Iran’s Revolutionary Guards confirmed Soleimani was killed in the strike, while the Hashed announced Muhandis’s death.
With the two dead, the Quds Force – the Guards’ foreign operations arm – has been left decapitated and the Hashed lost its de facto chief, too.
Iran’s supreme leader Ayatollah Ali Khamenei vowed “severe revenge” for the raid and its top security body was meeting to discuss options.
Analysts said the outbreak of a wider conflict was looking increasingly likely.
“If Iran does need to respond and make a performance out of this, the fear is that there will be something more than just loading rockets at embassies,” said Haddad.
“It could set Iraq along the path of internal conflict and that’s something Iran can very easily instigate,” he said.
The nature of the strike is unpredecented because of the seniority of those targetted – making its repercussions hard to picture, said a researcher at the US Institute of Peace Ramzy Mardini.
“The problem with judging what happens next is a problem of imagination.

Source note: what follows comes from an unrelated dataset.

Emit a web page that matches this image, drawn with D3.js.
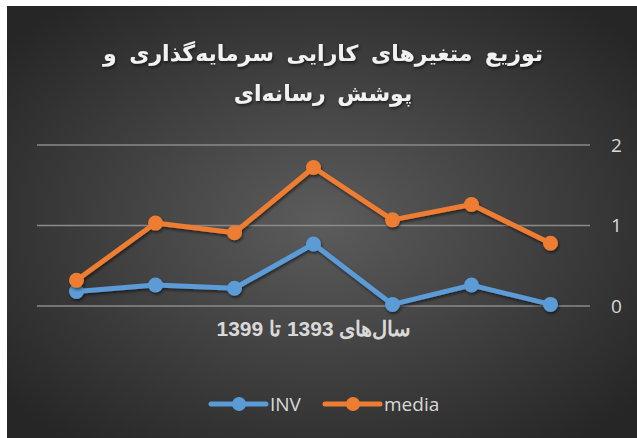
<!DOCTYPE html>
<html>
<head>
<meta charset="utf-8">
<script src="https://cdn.jsdelivr.net/npm/d3@7"></script>
<style>
  body { margin: 0; background: #ffffff; }
  svg { display: block; }
</style>
</head>
<body>
<div id="chart"></div>
<script>
const years = ["1393", "1394", "1395", "1396", "1397", "1398", "1399"];
const invValues = [0.18, 0.26, 0.22, 0.77, 0.02, 0.26, 0.02];
const mediaValues = [0.32, 1.03, 0.91, 1.72, 1.07, 1.26, 0.78];
const yTicks = [0, 1, 2];
const titleLines = ["توزیع متغیرهای کارایی سرمایه‌گذاری و", "پوشش رسانه‌ای"];
const xTitle = "سال‌های 1393 تا 1399";

const series = [
  { name: "INV", values: invValues, color: "#5B9BD5" },
  { name: "media", values: mediaValues, color: "#ED7D31" }
];

const width = 637, height = 438;
const plot = { left: 37, right: 590, top: 145, bottom: 306 };

const svg = d3.select("#chart").append("svg")
  .attr("width", width)
  .attr("height", height);

const defs = svg.append("defs");
const grad = defs.append("radialGradient")
  .attr("id", "bg")
  .attr("cx", "50%").attr("cy", "50%").attr("r", "65%");
grad.append("stop").attr("offset", "0%").attr("stop-color", "#5c5c5c");
grad.append("stop").attr("offset", "100%").attr("stop-color", "#262626");

const shadow = defs.append("filter")
  .attr("id", "shadow")
  .attr("x", "-20%").attr("y", "-20%").attr("width", "140%").attr("height", "140%");
shadow.append("feDropShadow")
  .attr("dx", 1).attr("dy", 2).attr("stdDeviation", 1.5)
  .attr("flood-color", "#000").attr("flood-opacity", 0.55);

// background panel
svg.append("rect")
  .attr("x", 7).attr("y", 6)
  .attr("width", width - 7).attr("height", height - 6)
  .attr("fill", "url(#bg)");

// title
svg.append("g").selectAll("text")
  .data(titleLines)
  .enter()
  .append("text")
  .attr("x", 323)
  .attr("y", (d, i) => 61 + i * 40)
  .attr("text-anchor", "middle")
  .attr("direction", "rtl")
  .attr("font-family", "DejaVu Sans")
  .attr("font-weight", "bold")
  .attr("font-size", "22px")
  .attr("word-spacing", (d, i) => i === 0 ? "5px" : "4px")
  .attr("fill", "#f2f2f2")
  .attr("filter", "url(#shadow)")
  .text(d => d);

const xScale = d3.scaleBand()
  .domain(years)
  .range([plot.left, plot.right]);

const yScale = d3.scaleLinear()
  .domain([0, 2])
  .range([plot.bottom, plot.top]);

// gridlines
svg.append("g").selectAll("line")
  .data(yTicks)
  .enter()
  .append("line")
  .attr("x1", plot.left)
  .attr("x2", plot.right)
  .attr("y1", d => yScale(d))
  .attr("y2", d => yScale(d))
  .attr("stroke", "#8a8a8a")
  .attr("stroke-width", 1.5);

// right axis labels
const yAxis = svg.append("g")
  .attr("transform", `translate(${plot.right + 21},0)`)
  .call(d3.axisRight(yScale).tickValues(yTicks).tickSize(0).tickPadding(0).tickFormat(d3.format("d")));
yAxis.select(".domain").remove();
yAxis.selectAll("text")
  .attr("font-family", "Open Sans")
  .attr("font-size", "19px")
  .attr("fill", "#d9d9d9")
  .attr("text-anchor", "start");

// lines
const line = d3.line()
  .x((d, i) => xScale(years[i]) + xScale.bandwidth() / 2)
  .y(d => yScale(d));

series.forEach(s => {
  const g = svg.append("g").attr("filter", "url(#shadow)");
  g.append("path")
    .datum(s.values)
    .attr("d", line)
    .attr("fill", "none")
    .attr("stroke", s.color)
    .attr("stroke-width", 5)
    .attr("stroke-linejoin", "round")
    .attr("stroke-linecap", "round");
  g.selectAll("circle")
    .data(s.values)
    .enter()
    .append("circle")
    .attr("cx", (d, i) => xScale(years[i]) + xScale.bandwidth() / 2)
    .attr("cy", d => yScale(d))
    .attr("r", 7.5)
    .attr("fill", s.color);
});

// x-axis title
svg.append("text")
  .attr("x", 314)
  .attr("y", 336)
  .attr("text-anchor", "middle")
  .attr("direction", "rtl")
  .attr("font-family", "Liberation Sans")
  .attr("font-weight", "bold")
  .attr("font-size", "21px")
  .attr("fill", "#d9d9d9")
  .text(xTitle);

// legend
const legendX = [211, 325];
const legend = svg.append("g").selectAll("g")
  .data(series)
  .enter()
  .append("g")
  .attr("transform", (d, i) => `translate(${legendX[i]},404)`);
legend.append("line")
  .attr("x1", 0).attr("x2", 55)
  .attr("stroke", d => d.color)
  .attr("stroke-width", 5)
  .attr("stroke-linecap", "round");
legend.append("circle")
  .attr("cx", 28).attr("r", 7)
  .attr("fill", d => d.color);
legend.append("text")
  .attr("x", 59)
  .attr("y", 7)
  .attr("font-family", "Open Sans")
  .attr("font-size", "19px")
  .attr("fill", "#d9d9d9")
  .text(d => d.name);
</script>
</body>
</html>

Nobody thought this was in the realm of possibility,” he told AFP.
“It’s likely that all actors on all sides will be playing things by ear in the short term, which is a recipe for miscalculation,” said Mardini.
Yesterday’s strike had shown that Iran could no longer use its allies in Iraq to carry out attacks against US interests “without risking an American conventional retaliation on Iran,” Mardini told AFP.
“Plausible deniability has gone out the window.”
The US had expressed increasing frustration with the escalating rocket attacks on its 5,200 troops in Iraq and on its embassy in Baghdad.
US forces led the 2003 invasion against then-dictator Saddam Hussein and Washington has worked closely with Iraqi officials and commanders since then.
But its influence has waned compared with that of Iran, which carefully crafted personal ties with Iraqi politicians and armed factions, even during Saddam’s reign.
Soleimani was the prime example, sweeping into Baghdad regularly to hold meeting with top Iraqi officials during times of turmoil.
Ranj Alaaldin, a fellow at the Brookings Institution in Doha, said that would leave Iran with a range of questions for its Iraqi partners.
“How did the US know of Soleimani’s arrival in Baghdad? Who leaked the intel?” Alaaldin tweeted.
“Watch the Iraqi political space. Heads will roll.”